Syntax Highlighting in Markdown with Pygments

If you want to get syntax highlighting using Pygments in Markdown texts, you have more or less 2 options. For one you can work on the HTML output of the Markdown2HTML converter of your choice, or you can try extending Markdown to offer special syntax for stuff you want to pass over to Pygments.

A good idea if you want to go the first route is the use of some kind of HTML parsing library like BeautifulSoup as shown in this snippet and this article.

This post will focus on the 2nd approach, though, since it is a bit cleaner :-)


Both options rely heavily on what Markdown library you’re using. At least some of them will have problems when you mix Markdown with plain old HTML elements to separate your source code or produce some other not really expected results.

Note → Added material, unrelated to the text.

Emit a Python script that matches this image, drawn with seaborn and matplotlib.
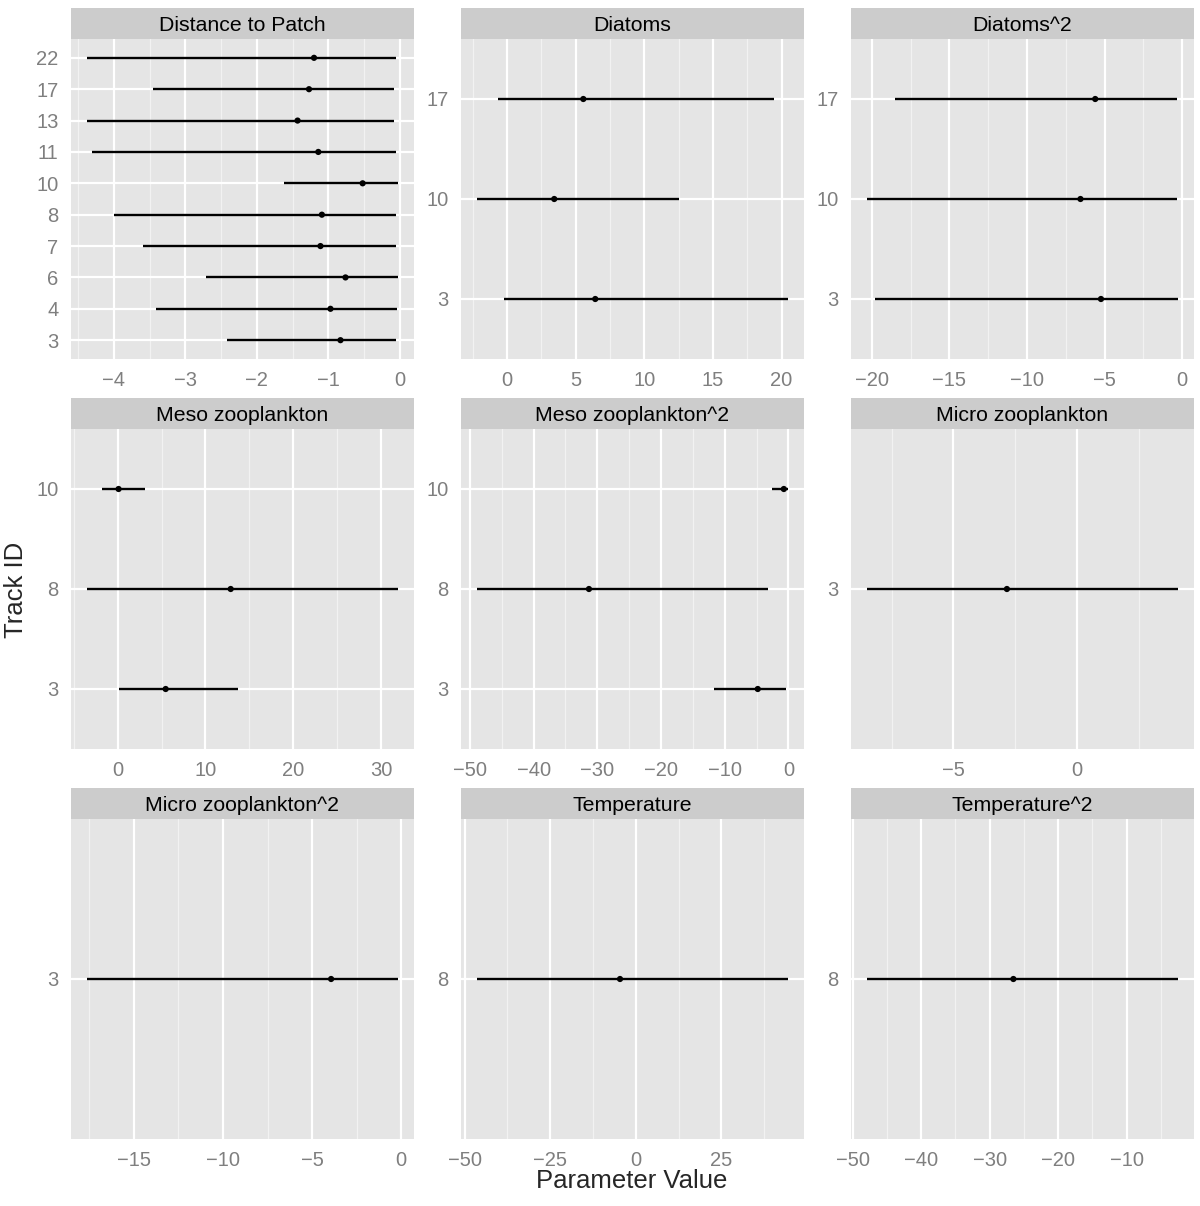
import numpy as np
import pandas as pd
import matplotlib
matplotlib.use("Agg")
import matplotlib.pyplot as plt
import seaborn as sns

# ==========================================
# DATA
# ==========================================
panels = ['Distance to Patch', 'Diatoms', 'Diatoms^2',
          'Meso zooplankton', 'Meso zooplankton^2', 'Micro zooplankton',
          'Micro zooplankton^2', 'Temperature', 'Temperature^2']

term = (['Distance to Patch'] * 10 + ['Diatoms'] * 3 + ['Diatoms^2'] * 3
        + ['Meso zooplankton'] * 3 + ['Meso zooplankton^2'] * 3
        + ['Micro zooplankton', 'Micro zooplankton^2', 'Temperature', 'Temperature^2'])
track = ([22, 17, 13, 11, 10, 8, 7, 6, 4, 3] + [17, 10, 3] + [17, 10, 3]
         + [10, 8, 3] + [10, 8, 3] + [3, 3, 8, 8])
estimate = ([-1.20, -1.27, -1.43, -1.14, -0.52, -1.09, -1.11, -0.76, -0.97, -0.83]
            + [5.55, 3.43, 6.42] + [-5.60, -6.55, -5.23]
            + [0.11, 12.87, 5.47] + [-0.72, -31.31, -4.81]
            + [-2.84, -3.93, -4.6, -26.53])
lower = ([-4.38, -3.45, -4.38, -4.31, -1.62, -3.99, -3.59, -2.71, -3.41, -2.42]
         + [-0.70, -2.23, -0.24] + [-18.47, -20.33, -19.77]
         + [-1.82, -3.53, 0.11] + [-2.51, -48.95, -11.62]
         + [-8.51, -17.66, -46.5, -47.95])
upper = ([-0.06, -0.08, -0.08, -0.05, -0.02, -0.05, -0.06, -0.03, -0.04, -0.05]
         + [19.47, 12.55, 20.50] + [-0.30, -0.34, -0.24]
         + [3.11, 31.96, 13.74] + [0.0, -3.24, -0.42]
         + [4.09, -0.15, 44.6, -2.45])

x_breaks = {
    'Distance to Patch': [-4, -3, -2, -1, 0],
    'Diatoms': [0, 5, 10, 15, 20],
    'Diatoms^2': [-20, -15, -10, -5, 0],
    'Meso zooplankton': [0, 10, 20, 30],
    'Meso zooplankton^2': [-50, -40, -30, -20, -10, 0],
    'Micro zooplankton': [-5, 0],
    'Micro zooplankton^2': [-15, -10, -5, 0],
    'Temperature': [-50, -25, 0, 25],
    'Temperature^2': [-50, -40, -30, -20, -10],
}

df = pd.DataFrame({'term': term, 'track': track, 'estimate': estimate,
                   'lower': lower, 'upper': upper})

# ==========================================
# STYLE (ggplot2 grey theme look)
# ==========================================
sns.set_theme(style='darkgrid', rc={'axes.facecolor': '#E5E5E5'})
plt.rcParams['font.family'] = ['Liberation Sans', 'DejaVu Sans']
plt.rcParams['axes.unicode_minus'] = True

TICK_GREY = '#7F7F7F'
W, H = 1200, 1206
fig = plt.figure(figsize=(W / 100, H / 100), dpi=100)

col_x = [71, 461, 851]
strip_top = [8, 398, 788]
panel_w, strip_h, panel_h = 343, 31, 320


def frac(x, y, w, h):
    return [x / W, 1 - (y + h) / H, w / W, h / H]


for i, name in enumerate(panels):
    r, c = divmod(i, 3)
    sub = df[df['term'] == name].sort_values('track').reset_index(drop=True)
    sub['pos'] = np.arange(len(sub))

    ax = fig.add_axes(frac(col_x[c], strip_top[r] + strip_h, panel_w, panel_h))
    ax.set_facecolor('#E5E5E5')

    # x limits like ggplot: data range + 5%
    lo, hi = sub['lower'].min(), sub['upper'].max()
    pad = (hi - lo) * 0.05
    xmin, xmax = lo - pad, hi + pad

    br = x_breaks[name]
    step = br[1] - br[0]
    minor = [b + step / 2 for b in [br[0] - step] + br]
    minor = [m for m in minor if xmin < m < xmax]

    for m in minor:
        ax.axvline(m, color='#F2F2F2', lw=0.9, zorder=0)
    for b in br:
        ax.axvline(b, color='white', lw=1.6, zorder=0)
    for p in sub['pos']:
        ax.axhline(p, color='white', lw=1.6, zorder=0)
    ax.grid(False)

    ax.hlines(sub['pos'], sub['lower'], sub['upper'], color='black', lw=1.7, zorder=2)
    sns.scatterplot(data=sub, x='estimate', y='pos', ax=ax, color='black',
                    s=20, edgecolor='none', zorder=3, legend=False)

    ax.set_xlim(xmin, xmax)
    ax.set_ylim(-0.6, len(sub) - 1 + 0.6)
    ax.set_xticks(br)
    ax.set_xticklabels([f'{b:g}'.replace('-', '\u2212') for b in br])
    ax.set_yticks(sub['pos'])
    ax.set_yticklabels([str(t) for t in sub['track']])
    ax.tick_params(axis='both', colors=TICK_GREY, labelsize=14.5, length=6,
                   width=1.2, pad=3, labelcolor=TICK_GREY)
    ax.set_xlabel('')
    ax.set_ylabel('')
    for s in ax.spines.values():
        s.set_visible(False)

    # facet strip
    sax = fig.add_axes(frac(col_x[c], strip_top[r], panel_w, strip_h))
    sax.set_facecolor('#CCCCCC')
    sax.set_xticks([])
    sax.set_yticks([])
    sax.grid(False)
    for s in sax.spines.values():
        s.set_visible(False)
    sax.text(0.5, 0.45, name, ha='center', va='center', fontsize=15.3, color='black',
             transform=sax.transAxes)

fig.text(632 / W, 1 - 1181 / H, 'Parameter Value', ha='center', va='center', fontsize=18.5)
fig.text(16 / W, 1 - 590 / H, 'Track ID', ha='center', va='center', fontsize=18.5,
         rotation=90)

fig.savefig('out.png', dpi=100, facecolor='white')
plt.close(fig)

This problem is one of the main reasons why it’s probably better to extend the library you’re using to offer code highlighting.

With Python-Markdown this is pretty straight forward and Pygments itself comes with a small preprocessor that’s supposed to be all you need to integrate Pygments with Markdown. The problem is, though, that the preprocessor comes a little bit too late in the whole conversion process (namely after Markdown temporarily cleaned up the text and removed all HTML to insert it later again, if I understood it correctly). So whenever you want to write an extension that produces HTML itself, you should normally want it to be executed before that whole HTML-removal happens, in order to keep it unaffected by the rest of MD2HTML processing. So if you look at how Python-Markdown’s extension system works, you don’t want to write a Preprocessor (which is executed after the input was split into lines and the whole HTML removal took place), but a TextPreprocessor which operates on the original line structure instead of a list of lines.

If you don’t do it, I most of the time ended up with additional paragraphs wrapped around my code snippets that I absolutely wanted to get rid of.

The code I’m using right now and which is heavily based on the markdown-processor bundled with Pygments looks like this:


from markdown import TextPreProcessor
from pygments.formatters import HtmlFormatter
from pygments.lexers import get_lexer_by_name, TextLexer
from pygments import highlight
import re

class CodeBlockPreprocessor(TextPreprocessor):
    pattern = re.compile(
        r'^\s*@@ (.+?) @@\s*(.+?)^\s*@@', re.M|re.S)

    formatter = HtmlFormatter(cssclass="codehl")

    def run(self, lines):
        def repl(m):
            try:
                lexer = get_lexer_by_name(m.group(1))
            except ValueError:
                lexer = TextLexer()
            code = m.group(2).replace('\t','    ')
            code = pygments.highlight(code, lexer, self.formatter)
            code = code.replace('\n\n', '\n&nbsp;\n').replace('\n', '<br />').replace('\\@','@')
            return '\n\n%s\n\n' % code
        return self.pattern.sub(repl, lines)

As you can see, it only has some minor changes like the different parent class, a slightly different regular expression for the wrapping Markdown syntax, the extra replacement for new lines and tabs (I hate tabs :-P) and the extra cssclass attribute.

To use this class, put it into a script like this:


from markdown import Markdown

someText = """
@\@ python @@
def test():
    print "lala"
@\@
"""

md = Markdown()
md.textPreprocessors.insert(0, CodeBlockPreprocessor())
print md.convert(someText)

Update: Most of the changes mentioned here are now also part of the markdown-processor.py module in Pygments.